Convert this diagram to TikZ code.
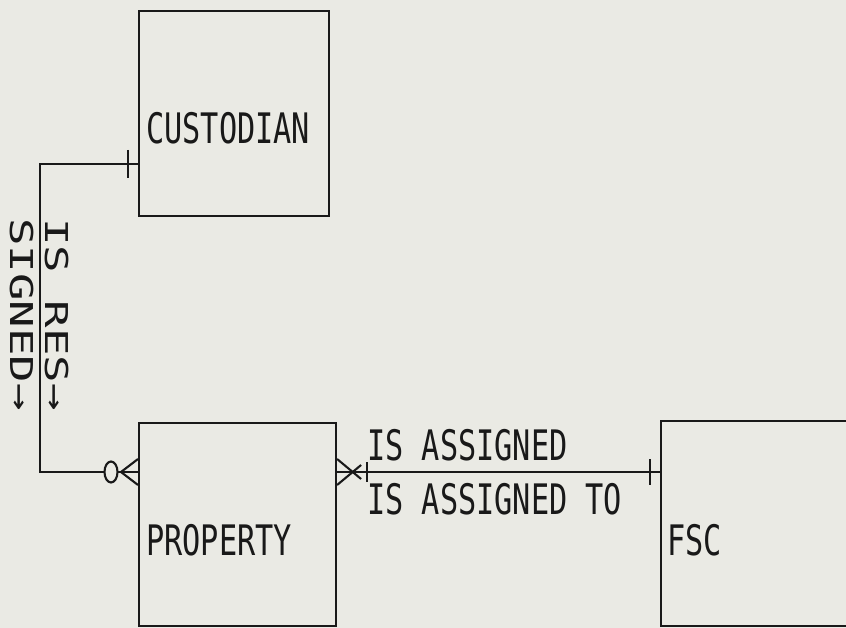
\documentclass[tikz,border=0pt]{standalone}
\usepackage{fontspec}
\newfontfamily\plotfont[FakeStretch=0.72]{DejaVu Sans Mono}
\newfontfamily\vplotfont[FakeStretch=1.45]{DejaVu Sans Mono}
\definecolor{bgc}{RGB}{234,234,228}
\definecolor{inkc}{RGB}{25,25,25}
\begin{document}
\begin{tikzpicture}[x=1pt,y=-1pt,
  ink/.style={draw=inkc, line width=2.1pt},
  box/.style={ink, rectangle, inner sep=0pt, anchor=north west},
  lbl/.style={text=inkc, inner sep=0pt, anchor=base west, font=\plotfont\fontsize{42}{50}\selectfont},
  vlbl/.style={text=inkc, inner sep=0pt, anchor=base west, rotate=-90, font=\vplotfont\fontsize{31.5}{38}\selectfont}]
\fill[bgc] (0,0) rectangle (846,628);
\useasboundingbox (0,0) rectangle (846,628);
\clip (0,0) rectangle (846,628);
% entities
\node[box, minimum width=190pt, minimum height=205pt] (cust) at (138,10) {};
\node[box, minimum width=197pt, minimum height=203pt] (prop) at (138,422) {};
\node[box, minimum width=300pt, minimum height=205pt] (fsc) at (660,420) {};
\node[lbl] (tcust) at (146,144) {CUSTODIAN};
\node[lbl] (tprop) at (146,555) {PROPERTY};
\node[lbl] (tfsc) at (667,555) {FSC};
% relationship labels
\node[lbl] (ta) at (367,460) {IS ASSIGNED};
\node[lbl] (tb) at (367,514) {IS ASSIGNED TO};
\node[vlbl] (v1) at (45,218) {IS RES→};
\node[vlbl] (v2) at (10,218) {SIGNED→};
% connectors
\coordinate (yc) at (0,164);
\coordinate (yp) at (0,472);
\coordinate (xb) at (40,0);
\coordinate (cj) at (cust.west |- yc);
\coordinate (pw) at (prop.west |- yp);
\coordinate (pe) at (prop.east |- yp);
\coordinate (fw) at (fsc.west |- yp);
\draw[ink] (cj) -| (xb |- yp) -- (pw);
\draw[ink] (pe) -- (fw);
% custodian: one
\draw[ink] ([shift={(-10,-14)}]cj) -- ([shift={(-10,14)}]cj);
% property west: zero or many
\draw[ink, fill=bgc] ([xshift=-27pt]pw) ellipse[x radius=6.5pt, y radius=10.5pt];
\draw[ink] ([shift={(0,-13)}]pw) -- ([shift={(-17,0)}]pw) -- ([shift={(0,13)}]pw);
% property east: one or many
\draw[ink] ([shift={(0,-13)}]pe) -- ([shift={(24,7)}]pe);
\draw[ink] ([shift={(0,13)}]pe) -- ([shift={(24,-7)}]pe);
\draw[ink] ([shift={(30,-10)}]pe) -- ([shift={(30,10)}]pe);
% fsc: one
\draw[ink] ([shift={(-10,-13)}]fw) -- ([shift={(-10,13)}]fw);
\end{tikzpicture}
\end{document}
============================================================
**SHORT TASK**
Leave out the pictures and output the rest of the material exactly as written.

**THE ANSWER**
Convert this diagram to TikZ code.
\documentclass[tikz,border=0pt]{standalone}
\usepackage{fontspec}
\newfontfamily\plotfont[FakeStretch=0.72]{DejaVu Sans Mono}
\newfontfamily\vplotfont[FakeStretch=1.45]{DejaVu Sans Mono}
\definecolor{bgc}{RGB}{234,234,228}
\definecolor{inkc}{RGB}{25,25,25}
\begin{document}
\begin{tikzpicture}[x=1pt,y=-1pt,
  ink/.style={draw=inkc, line width=2.1pt},
  box/.style={ink, rectangle, inner sep=0pt, anchor=north west},
  lbl/.style={text=inkc, inner sep=0pt, anchor=base west, font=\plotfont\fontsize{42}{50}\selectfont},
  vlbl/.style={text=inkc, inner sep=0pt, anchor=base west, rotate=-90, font=\vplotfont\fontsize{31.5}{38}\selectfont}]
\fill[bgc] (0,0) rectangle (846,628);
\useasboundingbox (0,0) rectangle (846,628);
\clip (0,0) rectangle (846,628);
% entities
\node[box, minimum width=190pt, minimum height=205pt] (cust) at (138,10) {};
\node[box, minimum width=197pt, minimum height=203pt] (prop) at (138,422) {};
\node[box, minimum width=300pt, minimum height=205pt] (fsc) at (660,420) {};
\node[lbl] (tcust) at (146,144) {CUSTODIAN};
\node[lbl] (tprop) at (146,555) {PROPERTY};
\node[lbl] (tfsc) at (667,555) {FSC};
% relationship labels
\node[lbl] (ta) at (367,460) {IS ASSIGNED};
\node[lbl] (tb) at (367,514) {IS ASSIGNED TO};
\node[vlbl] (v1) at (45,218) {IS RES→};
\node[vlbl] (v2) at (10,218) {SIGNED→};
% connectors
\coordinate (yc) at (0,164);
\coordinate (yp) at (0,472);
\coordinate (xb) at (40,0);
\coordinate (cj) at (cust.west |- yc);
\coordinate (pw) at (prop.west |- yp);
\coordinate (pe) at (prop.east |- yp);
\coordinate (fw) at (fsc.west |- yp);
\draw[ink] (cj) -| (xb |- yp) -- (pw);
\draw[ink] (pe) -- (fw);
% custodian: one
\draw[ink] ([shift={(-10,-14)}]cj) -- ([shift={(-10,14)}]cj);
% property west: zero or many
\draw[ink, fill=bgc] ([xshift=-27pt]pw) ellipse[x radius=6.5pt, y radius=10.5pt];
\draw[ink] ([shift={(0,-13)}]pw) -- ([shift={(-17,0)}]pw) -- ([shift={(0,13)}]pw);
% property east: one or many
\draw[ink] ([shift={(0,-13)}]pe) -- ([shift={(24,7)}]pe);
\draw[ink] ([shift={(0,13)}]pe) -- ([shift={(24,-7)}]pe);
\draw[ink] ([shift={(30,-10)}]pe) -- ([shift={(30,10)}]pe);
% fsc: one
\draw[ink] ([shift={(-10,-13)}]fw) -- ([shift={(-10,13)}]fw);
\end{tikzpicture}
\end{document}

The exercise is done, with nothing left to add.